Financial Times

Anshul Barnwal | Dartmouth College

China has been pouring money into infrastructure into developing countries. Unlike investments of the 1900s, which often saw countries only supporting those with similar ideologies (anti-communist countries linked up with other anti-communist countries, and communist countries did the same), Beijing’s new investment systems have persuaded countries of all types - liberal and illiberal alike - to join institutions like the Sino-centric Asian Infrastructure Investment Bank, or the BRICS bank for developing countries. These institutions have offered alternatives to Americentric ones such as the World Bank and International Monetary Fund, and as a result, the United States has met these developments with apprehension and hostility.

While indubitably beneficial in terms of free trade and globalization, those US-led institutions have had numerous debilitating effects in recent years. Developing countries seeking to obtain loans from the IMF or World Bank have been given money contingent on implementing “structural adjustment policies” that essentially force the government to reshape a country’s economy to the benefit of corporations or Western institutions. Countries have been forced to cut healthcare spending by as much as 50% and education by 25%, which has terrible effects on people that rely on those services to survive on advance-- in Africa, an estimated 500 thousand additional children died due to forced restructuring. Additionally, even though the IMF has said they have changed these policies, all of their efforts were revealed to have been the same amount of restructuring under a different name.

With all of these clear harms posed by American policies, it makes sense that countries have looked elsewhere despite Washington’s best efforts to dissuade them. Perhaps China-led institutions can offer better policies and services than American ones, and thus force the latter to improve their policies. In other words, competition could bring out the best in both institutions. Even though America may not like the clear subversion of an Americentric, borderline hegemonic world order and may fear Sino-centric institutions, it could prove to be a boon for developing countries. China has shown that they realize that modernizing economies leads to more productivity. The status quo of hiding resources and limiting countries has been destructive for less affluent economies and the United States hasn’t exactly helped. China would obviously prefer to have the role that the US previously had in being the unipolar power in a Chinese hegemonic world order, but the next best thing is to capitalize on the status quo’s shortcomings and benefit from investments in countries.

China’s attack on US hegemony is not restricted to financial endeavors. Expansion into the South and East China Seas has put the world on notice that China cares little for the rules set by US-led organizations and is willing to bend them to take what it wants. All of this has been exacerbated by the Trump administration. By threatening free trade and thus destabilizing markets, China has the perfect opportunity to find new partners for trade and step into the void left by a retreating America. This is also true of other global projects and challenges: anti-climate change initiatives, for instance, may now be led by China as Trump withdrew from the Paris Accords and essentially refused to treat climate change as a severe threat. The more the United States retreats from the rest of the world, the more power and global sway China accrues as it fills that gap.

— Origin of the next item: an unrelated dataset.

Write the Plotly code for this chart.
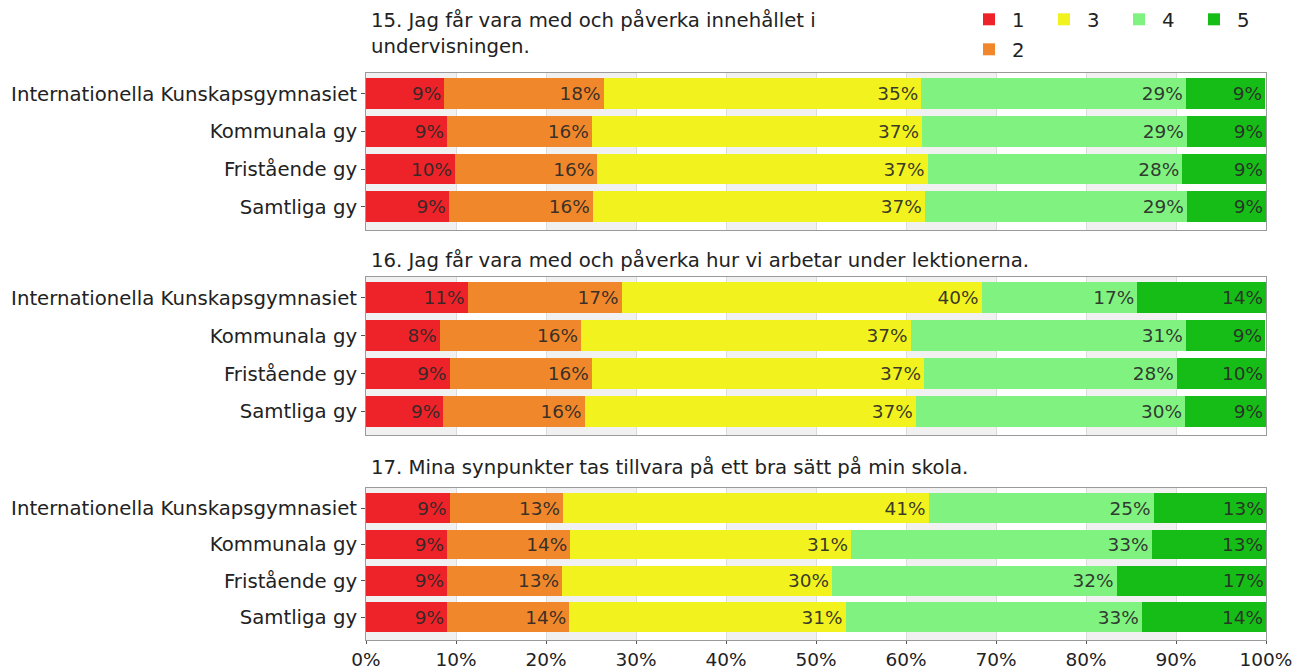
import plotly.graph_objects as go

categories = ["Internationella Kunskapsgymnasiet", "Kommunala gy", "Fristående gy", "Samtliga gy"]
series_names = ["1", "2", "3", "4", "5"]
colors = ["#EE2329", "#F0872A", "#F2F21E", "#7FF27F", "#17BD17"]

titles = [
    "15. Jag får vara med och påverka innehållet i<br>undervisningen.",
    "16. Jag får vara med och påverka hur vi arbetar under lektionerna.",
    "17. Mina synpunkter tas tillvara på ett bra sätt på min skola.",
]

# values per question: list per answer level (1..5), one value per category
q15 = {
    "1": [8.7, 9.0, 9.9, 9.2],
    "2": [17.7, 16.1, 15.8, 16.0],
    "3": [35.3, 36.7, 36.7, 36.9],
    "4": [29.4, 29.4, 28.3, 29.1],
    "5": [8.8, 8.8, 9.3, 8.8],
}
q16 = {
    "1": [11.3, 8.2, 9.3, 8.6],
    "2": [17.1, 15.7, 15.8, 15.7],
    "3": [40.0, 36.6, 36.9, 36.8],
    "4": [17.3, 30.6, 28.1, 29.9],
    "5": [14.3, 8.8, 9.9, 9.0],
}
q17 = {
    "1": [9.3, 9.0, 9.0, 9.0],
    "2": [12.6, 13.7, 12.8, 13.6],
    "3": [40.6, 31.2, 30.0, 30.7],
    "4": [25.0, 33.4, 31.6, 32.9],
    "5": [12.6, 12.7, 16.7, 13.8],
}
questions = [q15, q16, q17]

x_ticks = [0, 10, 20, 30, 40, 50, 60, 70, 80, 90, 100]
x_tick_labels = [f"{t}%" for t in x_ticks]

FONT = "Verdana, DejaVu Sans, sans-serif"
FS = 19.7
H_PLOT = 640.0
panels_px = [(73, 230), (277, 435), (488, 640)]
domains = [[(H_PLOT - b) / H_PLOT, (H_PLOT - t) / H_PLOT] for t, b in panels_px]

fig = go.Figure()
legend_of = {"1": "legend", "3": "legend", "4": "legend", "5": "legend", "2": "legend2"}

for qi, q in enumerate(questions):
    xa = "x" if qi == 0 else f"x{qi+1}"
    ya = "y" if qi == 0 else f"y{qi+1}"
    for si, s in enumerate(series_names):
        fig.add_trace(go.Bar(
            y=categories, x=q[s], orientation="h", name=s,
            marker=dict(color=colors[si], line=dict(width=0)),
            width=0.82,
            texttemplate="%{x:.0f}%",
            textposition="inside", insidetextanchor="end",
            textangle=0, constraintext="none",
            textfont=dict(family=FONT, size=18.5, color="rgba(40,40,40,0.92)"),
            showlegend=(qi == 0), legend=legend_of[s],
            xaxis=xa, yaxis=ya, hoverinfo="skip",
        ))

leg_common = dict(orientation="h", xanchor="left", yanchor="top",
                  entrywidth=24, entrywidthmode="pixels",
                  traceorder="normal", itemwidth=36,
                  font=dict(family=FONT, size=FS, color="#222"),
                  bgcolor="rgba(0,0,0,0)")
layout = dict(
    width=1296, height=672,
    barmode="stack",
    paper_bgcolor="white", plot_bgcolor="white",
    margin=dict(l=366, r=30, t=0, b=32, autoexpand=False),
    font=dict(family=FONT, size=FS, color="#222"),
    legend=dict(x=(966 - 366) / 900, y=1.0, **leg_common),
    legend2=dict(x=(966 - 366) / 900, y=1.0 - 30 / H_PLOT, **leg_common),
)
for qi in range(3):
    xkey = "xaxis" if qi == 0 else f"xaxis{qi+1}"
    ykey = "yaxis" if qi == 0 else f"yaxis{qi+1}"
    xa_anchor = "y" if qi == 0 else f"y{qi+1}"
    ya_anchor = "x" if qi == 0 else f"x{qi+1}"
    layout[xkey] = dict(
        domain=[0, 1], anchor=xa_anchor, range=[0, 100],
        tickvals=x_ticks, ticktext=x_tick_labels,
        showticklabels=(qi == 2), ticks="outside" if qi == 2 else "",
        ticklen=3, tickcolor="#555",
        showgrid=True, gridcolor="#DCDCDC", gridwidth=1,
        showline=True, linecolor="#9A9A9A", mirror=True, zeroline=False,
        tickfont=dict(size=18.5, color="#222"),
    )
    if qi > 0:
        layout[xkey]["matches"] = "x"
    layout[ykey] = dict(
        domain=domains[qi], anchor=ya_anchor,
        categoryorder="array", categoryarray=categories,
        range=[3.62, -0.55], ticks="outside", ticklen=4, tickcolor="#555",
        showline=True, linecolor="#9A9A9A", mirror=True, showgrid=False,
        tickfont=dict(size=FS, color="#222"),
    )
fig.update_layout(**layout)

# alternating light column bands (background decoration)
shapes = []
for qi in range(3):
    xr = "x" if qi == 0 else f"x{qi+1}"
    yr = "y domain" if qi == 0 else f"y{qi+1} domain"
    for k in range(0, 100, 20):
        shapes.append(dict(type="rect", xref=xr, yref=yr, x0=k, x1=k + 10, y0=0, y1=1,
                           fillcolor="#F1F1F1", line=dict(width=0), layer="below"))
fig.update_layout(shapes=shapes)

# question titles
title_y = [1.0 - 34 / H_PLOT, 1.0 - 260 / H_PLOT, 1.0 - 467 / H_PLOT]
for qi, t in enumerate(titles):
    fig.add_annotation(text=t, xref="paper", yref="paper", x=0.003, y=title_y[qi],
                       xanchor="left", yanchor="middle", align="left", showarrow=False,
                       font=dict(family=FONT, size=FS, color="#222"))

fig.write_html("out.html", config={"displayModeBar": False},
               post_script="document.body.style.margin='0px';")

While Americentric institutions have in many instances been deleterious for developing countries, China’s track record is not significantly better. In Africa, the Chinese virtually colonized huge regions on the continent by trapping governments in debt and forcing inequitable trade agreements, and additionally fueled a proxy war with the United States in Sudan that killed thousands and displaced 1.5 million. Chinese rhetoric seems to suggest that they have realized in theory that the mobilization of labor and modernization of an economy is more profitable, but whether that is true in practice has yet to be seen.